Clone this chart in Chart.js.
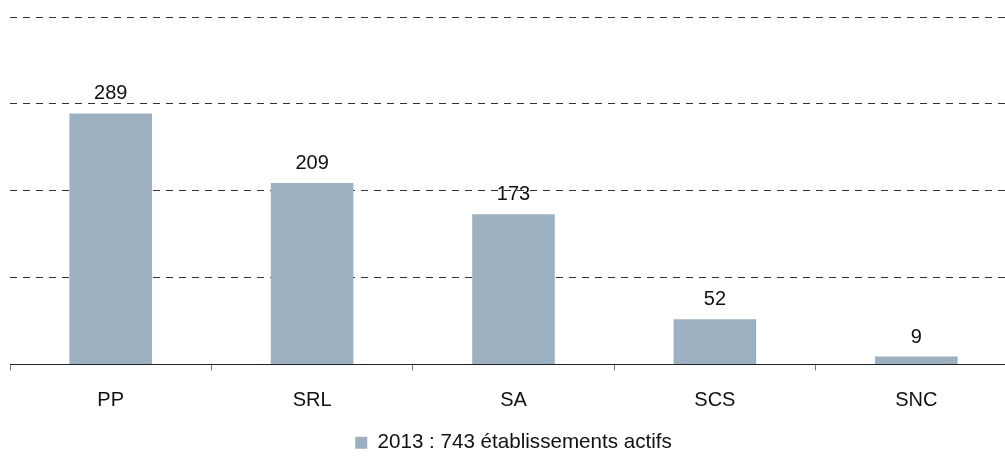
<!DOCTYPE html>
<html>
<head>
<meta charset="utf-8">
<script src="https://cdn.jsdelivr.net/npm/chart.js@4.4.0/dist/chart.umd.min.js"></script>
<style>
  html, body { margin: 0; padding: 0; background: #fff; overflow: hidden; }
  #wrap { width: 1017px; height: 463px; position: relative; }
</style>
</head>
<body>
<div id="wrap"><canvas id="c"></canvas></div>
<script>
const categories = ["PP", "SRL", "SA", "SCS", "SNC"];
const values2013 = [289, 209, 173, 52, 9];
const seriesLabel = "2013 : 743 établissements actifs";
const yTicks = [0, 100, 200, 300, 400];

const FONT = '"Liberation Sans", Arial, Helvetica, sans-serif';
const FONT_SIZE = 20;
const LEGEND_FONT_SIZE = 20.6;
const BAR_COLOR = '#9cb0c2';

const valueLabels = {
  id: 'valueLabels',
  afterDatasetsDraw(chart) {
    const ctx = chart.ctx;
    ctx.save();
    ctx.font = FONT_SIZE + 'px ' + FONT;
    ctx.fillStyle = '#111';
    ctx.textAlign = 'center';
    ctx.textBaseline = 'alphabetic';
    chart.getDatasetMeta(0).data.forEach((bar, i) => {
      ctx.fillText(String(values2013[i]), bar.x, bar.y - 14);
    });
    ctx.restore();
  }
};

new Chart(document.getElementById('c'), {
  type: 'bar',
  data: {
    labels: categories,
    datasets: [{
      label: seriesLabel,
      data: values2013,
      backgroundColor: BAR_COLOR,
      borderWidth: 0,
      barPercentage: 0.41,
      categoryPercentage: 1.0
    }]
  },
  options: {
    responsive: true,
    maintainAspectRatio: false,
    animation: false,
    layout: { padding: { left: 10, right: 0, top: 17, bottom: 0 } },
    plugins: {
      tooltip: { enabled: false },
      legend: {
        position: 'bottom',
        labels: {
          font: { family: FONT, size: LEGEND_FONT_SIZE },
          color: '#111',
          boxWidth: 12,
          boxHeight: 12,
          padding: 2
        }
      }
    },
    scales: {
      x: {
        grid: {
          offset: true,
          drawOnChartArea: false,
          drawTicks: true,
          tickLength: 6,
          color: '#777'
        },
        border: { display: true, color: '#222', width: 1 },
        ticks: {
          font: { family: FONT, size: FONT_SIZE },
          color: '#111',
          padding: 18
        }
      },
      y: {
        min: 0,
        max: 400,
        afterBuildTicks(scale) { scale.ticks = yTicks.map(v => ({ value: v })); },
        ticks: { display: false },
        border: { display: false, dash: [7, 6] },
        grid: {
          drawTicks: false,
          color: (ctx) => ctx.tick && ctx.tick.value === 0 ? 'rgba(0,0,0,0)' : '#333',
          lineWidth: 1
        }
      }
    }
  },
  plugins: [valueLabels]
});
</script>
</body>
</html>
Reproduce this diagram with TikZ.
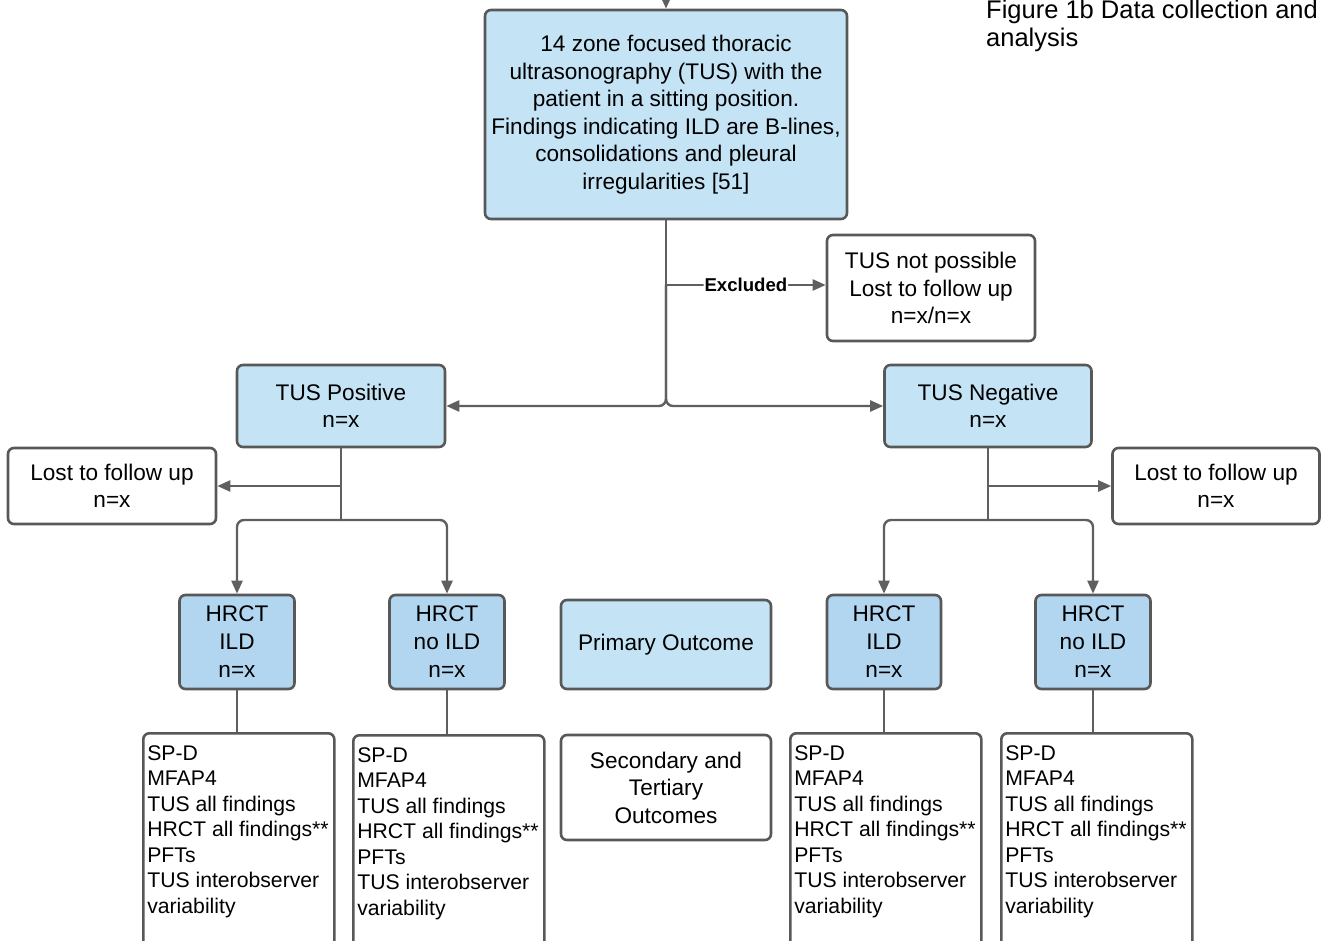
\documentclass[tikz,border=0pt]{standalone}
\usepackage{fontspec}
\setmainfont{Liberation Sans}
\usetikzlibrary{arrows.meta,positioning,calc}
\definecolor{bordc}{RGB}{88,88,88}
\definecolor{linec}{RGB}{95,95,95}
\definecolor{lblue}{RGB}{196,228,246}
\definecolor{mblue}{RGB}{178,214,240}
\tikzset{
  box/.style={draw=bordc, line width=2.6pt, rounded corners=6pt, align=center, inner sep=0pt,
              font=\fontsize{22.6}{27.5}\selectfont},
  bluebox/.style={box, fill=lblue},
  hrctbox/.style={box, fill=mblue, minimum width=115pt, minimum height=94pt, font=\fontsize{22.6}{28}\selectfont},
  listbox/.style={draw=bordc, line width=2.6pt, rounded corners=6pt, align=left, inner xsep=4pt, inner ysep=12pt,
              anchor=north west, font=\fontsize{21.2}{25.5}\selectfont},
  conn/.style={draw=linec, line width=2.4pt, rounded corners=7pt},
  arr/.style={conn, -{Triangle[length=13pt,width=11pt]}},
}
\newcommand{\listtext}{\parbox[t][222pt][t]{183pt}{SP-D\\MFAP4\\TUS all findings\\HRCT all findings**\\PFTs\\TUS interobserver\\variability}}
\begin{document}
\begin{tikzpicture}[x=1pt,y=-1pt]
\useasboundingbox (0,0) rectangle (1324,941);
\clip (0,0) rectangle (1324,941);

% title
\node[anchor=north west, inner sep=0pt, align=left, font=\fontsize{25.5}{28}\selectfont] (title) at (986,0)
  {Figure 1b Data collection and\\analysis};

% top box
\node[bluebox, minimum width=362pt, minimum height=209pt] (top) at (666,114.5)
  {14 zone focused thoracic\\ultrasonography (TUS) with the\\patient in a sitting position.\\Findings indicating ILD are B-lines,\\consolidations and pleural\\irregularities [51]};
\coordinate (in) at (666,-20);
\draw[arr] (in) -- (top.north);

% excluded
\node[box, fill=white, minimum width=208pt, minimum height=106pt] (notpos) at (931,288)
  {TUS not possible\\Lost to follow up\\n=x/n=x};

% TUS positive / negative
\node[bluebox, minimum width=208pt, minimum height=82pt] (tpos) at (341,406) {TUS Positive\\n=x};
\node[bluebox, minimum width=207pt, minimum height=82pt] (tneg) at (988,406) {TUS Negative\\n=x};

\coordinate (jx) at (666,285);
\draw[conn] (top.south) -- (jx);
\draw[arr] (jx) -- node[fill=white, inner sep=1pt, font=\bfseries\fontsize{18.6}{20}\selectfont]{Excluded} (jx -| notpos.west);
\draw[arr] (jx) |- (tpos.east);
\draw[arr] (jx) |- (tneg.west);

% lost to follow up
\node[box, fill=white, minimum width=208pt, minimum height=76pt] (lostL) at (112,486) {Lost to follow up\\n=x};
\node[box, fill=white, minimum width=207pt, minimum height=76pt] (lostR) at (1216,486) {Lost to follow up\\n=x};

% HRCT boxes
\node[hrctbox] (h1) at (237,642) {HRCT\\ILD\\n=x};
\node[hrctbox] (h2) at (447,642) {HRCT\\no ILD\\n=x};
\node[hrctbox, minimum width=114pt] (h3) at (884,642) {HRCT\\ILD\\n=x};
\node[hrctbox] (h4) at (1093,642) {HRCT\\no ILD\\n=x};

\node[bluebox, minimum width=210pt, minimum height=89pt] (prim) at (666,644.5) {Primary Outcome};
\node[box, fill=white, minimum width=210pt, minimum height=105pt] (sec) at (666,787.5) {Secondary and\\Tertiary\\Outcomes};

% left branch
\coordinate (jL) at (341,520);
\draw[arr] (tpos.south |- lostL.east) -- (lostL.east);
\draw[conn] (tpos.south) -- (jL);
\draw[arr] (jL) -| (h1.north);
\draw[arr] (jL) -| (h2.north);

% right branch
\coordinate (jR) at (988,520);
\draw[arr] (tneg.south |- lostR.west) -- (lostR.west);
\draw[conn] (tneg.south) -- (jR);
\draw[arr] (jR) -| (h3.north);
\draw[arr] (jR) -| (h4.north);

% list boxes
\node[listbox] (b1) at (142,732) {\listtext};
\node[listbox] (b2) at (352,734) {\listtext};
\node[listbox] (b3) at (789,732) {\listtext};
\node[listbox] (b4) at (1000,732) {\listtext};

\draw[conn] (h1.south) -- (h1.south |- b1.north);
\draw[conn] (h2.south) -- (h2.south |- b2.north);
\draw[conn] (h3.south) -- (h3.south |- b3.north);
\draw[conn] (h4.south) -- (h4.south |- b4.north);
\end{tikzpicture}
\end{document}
━━━━━━━━━━━━━━━━
◆ What you have to do: Print out every entry above without changing a word, and leave out the pictures.

◆ Answer to the exercise:
Clone this chart in Chart.js.
<!DOCTYPE html>
<html>
<head>
<meta charset="utf-8">
<script src="https://cdn.jsdelivr.net/npm/chart.js@4.4.0/dist/chart.umd.min.js"></script>
<style>
  html, body { margin: 0; padding: 0; background: #fff; overflow: hidden; }
  #wrap { width: 1017px; height: 463px; position: relative; }
</style>
</head>
<body>
<div id="wrap"><canvas id="c"></canvas></div>
<script>
const categories = ["PP", "SRL", "SA", "SCS", "SNC"];
const values2013 = [289, 209, 173, 52, 9];
const seriesLabel = "2013 : 743 établissements actifs";
const yTicks = [0, 100, 200, 300, 400];

const FONT = '"Liberation Sans", Arial, Helvetica, sans-serif';
const FONT_SIZE = 20;
const LEGEND_FONT_SIZE = 20.6;
const BAR_COLOR = '#9cb0c2';

const valueLabels = {
  id: 'valueLabels',
  afterDatasetsDraw(chart) {
    const ctx = chart.ctx;
    ctx.save();
    ctx.font = FONT_SIZE + 'px ' + FONT;
    ctx.fillStyle = '#111';
    ctx.textAlign = 'center';
    ctx.textBaseline = 'alphabetic';
    chart.getDatasetMeta(0).data.forEach((bar, i) => {
      ctx.fillText(String(values2013[i]), bar.x, bar.y - 14);
    });
    ctx.restore();
  }
};

new Chart(document.getElementById('c'), {
  type: 'bar',
  data: {
    labels: categories,
    datasets: [{
      label: seriesLabel,
      data: values2013,
      backgroundColor: BAR_COLOR,
      borderWidth: 0,
      barPercentage: 0.41,
      categoryPercentage: 1.0
    }]
  },
  options: {
    responsive: true,
    maintainAspectRatio: false,
    animation: false,
    layout: { padding: { left: 10, right: 0, top: 17, bottom: 0 } },
    plugins: {
      tooltip: { enabled: false },
      legend: {
        position: 'bottom',
        labels: {
          font: { family: FONT, size: LEGEND_FONT_SIZE },
          color: '#111',
          boxWidth: 12,
          boxHeight: 12,
          padding: 2
        }
      }
    },
    scales: {
      x: {
        grid: {
          offset: true,
          drawOnChartArea: false,
          drawTicks: true,
          tickLength: 6,
          color: '#777'
        },
        border: { display: true, color: '#222', width: 1 },
        ticks: {
          font: { family: FONT, size: FONT_SIZE },
          color: '#111',
          padding: 18
        }
      },
      y: {
        min: 0,
        max: 400,
        afterBuildTicks(scale) { scale.ticks = yTicks.map(v => ({ value: v })); },
        ticks: { display: false },
        border: { display: false, dash: [7, 6] },
        grid: {
          drawTicks: false,
          color: (ctx) => ctx.tick && ctx.tick.value === 0 ? 'rgba(0,0,0,0)' : '#333',
          lineWidth: 1
        }
      }
    }
  },
  plugins: [valueLabels]
});
</script>
</body>
</html>
Reproduce this diagram with TikZ.
\documentclass[tikz,border=0pt]{standalone}
\usepackage{fontspec}
\setmainfont{Liberation Sans}
\usetikzlibrary{arrows.meta,positioning,calc}
\definecolor{bordc}{RGB}{88,88,88}
\definecolor{linec}{RGB}{95,95,95}
\definecolor{lblue}{RGB}{196,228,246}
\definecolor{mblue}{RGB}{178,214,240}
\tikzset{
  box/.style={draw=bordc, line width=2.6pt, rounded corners=6pt, align=center, inner sep=0pt,
              font=\fontsize{22.6}{27.5}\selectfont},
  bluebox/.style={box, fill=lblue},
  hrctbox/.style={box, fill=mblue, minimum width=115pt, minimum height=94pt, font=\fontsize{22.6}{28}\selectfont},
  listbox/.style={draw=bordc, line width=2.6pt, rounded corners=6pt, align=left, inner xsep=4pt, inner ysep=12pt,
              anchor=north west, font=\fontsize{21.2}{25.5}\selectfont},
  conn/.style={draw=linec, line width=2.4pt, rounded corners=7pt},
  arr/.style={conn, -{Triangle[length=13pt,width=11pt]}},
}
\newcommand{\listtext}{\parbox[t][222pt][t]{183pt}{SP-D\\MFAP4\\TUS all findings\\HRCT all findings**\\PFTs\\TUS interobserver\\variability}}
\begin{document}
\begin{tikzpicture}[x=1pt,y=-1pt]
\useasboundingbox (0,0) rectangle (1324,941);
\clip (0,0) rectangle (1324,941);

% title
\node[anchor=north west, inner sep=0pt, align=left, font=\fontsize{25.5}{28}\selectfont] (title) at (986,0)
  {Figure 1b Data collection and\\analysis};

% top box
\node[bluebox, minimum width=362pt, minimum height=209pt] (top) at (666,114.5)
  {14 zone focused thoracic\\ultrasonography (TUS) with the\\patient in a sitting position.\\Findings indicating ILD are B-lines,\\consolidations and pleural\\irregularities [51]};
\coordinate (in) at (666,-20);
\draw[arr] (in) -- (top.north);

% excluded
\node[box, fill=white, minimum width=208pt, minimum height=106pt] (notpos) at (931,288)
  {TUS not possible\\Lost to follow up\\n=x/n=x};

% TUS positive / negative
\node[bluebox, minimum width=208pt, minimum height=82pt] (tpos) at (341,406) {TUS Positive\\n=x};
\node[bluebox, minimum width=207pt, minimum height=82pt] (tneg) at (988,406) {TUS Negative\\n=x};

\coordinate (jx) at (666,285);
\draw[conn] (top.south) -- (jx);
\draw[arr] (jx) -- node[fill=white, inner sep=1pt, font=\bfseries\fontsize{18.6}{20}\selectfont]{Excluded} (jx -| notpos.west);
\draw[arr] (jx) |- (tpos.east);
\draw[arr] (jx) |- (tneg.west);

% lost to follow up
\node[box, fill=white, minimum width=208pt, minimum height=76pt] (lostL) at (112,486) {Lost to follow up\\n=x};
\node[box, fill=white, minimum width=207pt, minimum height=76pt] (lostR) at (1216,486) {Lost to follow up\\n=x};

% HRCT boxes
\node[hrctbox] (h1) at (237,642) {HRCT\\ILD\\n=x};
\node[hrctbox] (h2) at (447,642) {HRCT\\no ILD\\n=x};
\node[hrctbox, minimum width=114pt] (h3) at (884,642) {HRCT\\ILD\\n=x};
\node[hrctbox] (h4) at (1093,642) {HRCT\\no ILD\\n=x};

\node[bluebox, minimum width=210pt, minimum height=89pt] (prim) at (666,644.5) {Primary Outcome};
\node[box, fill=white, minimum width=210pt, minimum height=105pt] (sec) at (666,787.5) {Secondary and\\Tertiary\\Outcomes};

% left branch
\coordinate (jL) at (341,520);
\draw[arr] (tpos.south |- lostL.east) -- (lostL.east);
\draw[conn] (tpos.south) -- (jL);
\draw[arr] (jL) -| (h1.north);
\draw[arr] (jL) -| (h2.north);

% right branch
\coordinate (jR) at (988,520);
\draw[arr] (tneg.south |- lostR.west) -- (lostR.west);
\draw[conn] (tneg.south) -- (jR);
\draw[arr] (jR) -| (h3.north);
\draw[arr] (jR) -| (h4.north);

% list boxes
\node[listbox] (b1) at (142,732) {\listtext};
\node[listbox] (b2) at (352,734) {\listtext};
\node[listbox] (b3) at (789,732) {\listtext};
\node[listbox] (b4) at (1000,732) {\listtext};

\draw[conn] (h1.south) -- (h1.south |- b1.north);
\draw[conn] (h2.south) -- (h2.south |- b2.north);
\draw[conn] (h3.south) -- (h3.south |- b3.north);
\draw[conn] (h4.south) -- (h4.south |- b4.north);
\end{tikzpicture}
\end{document}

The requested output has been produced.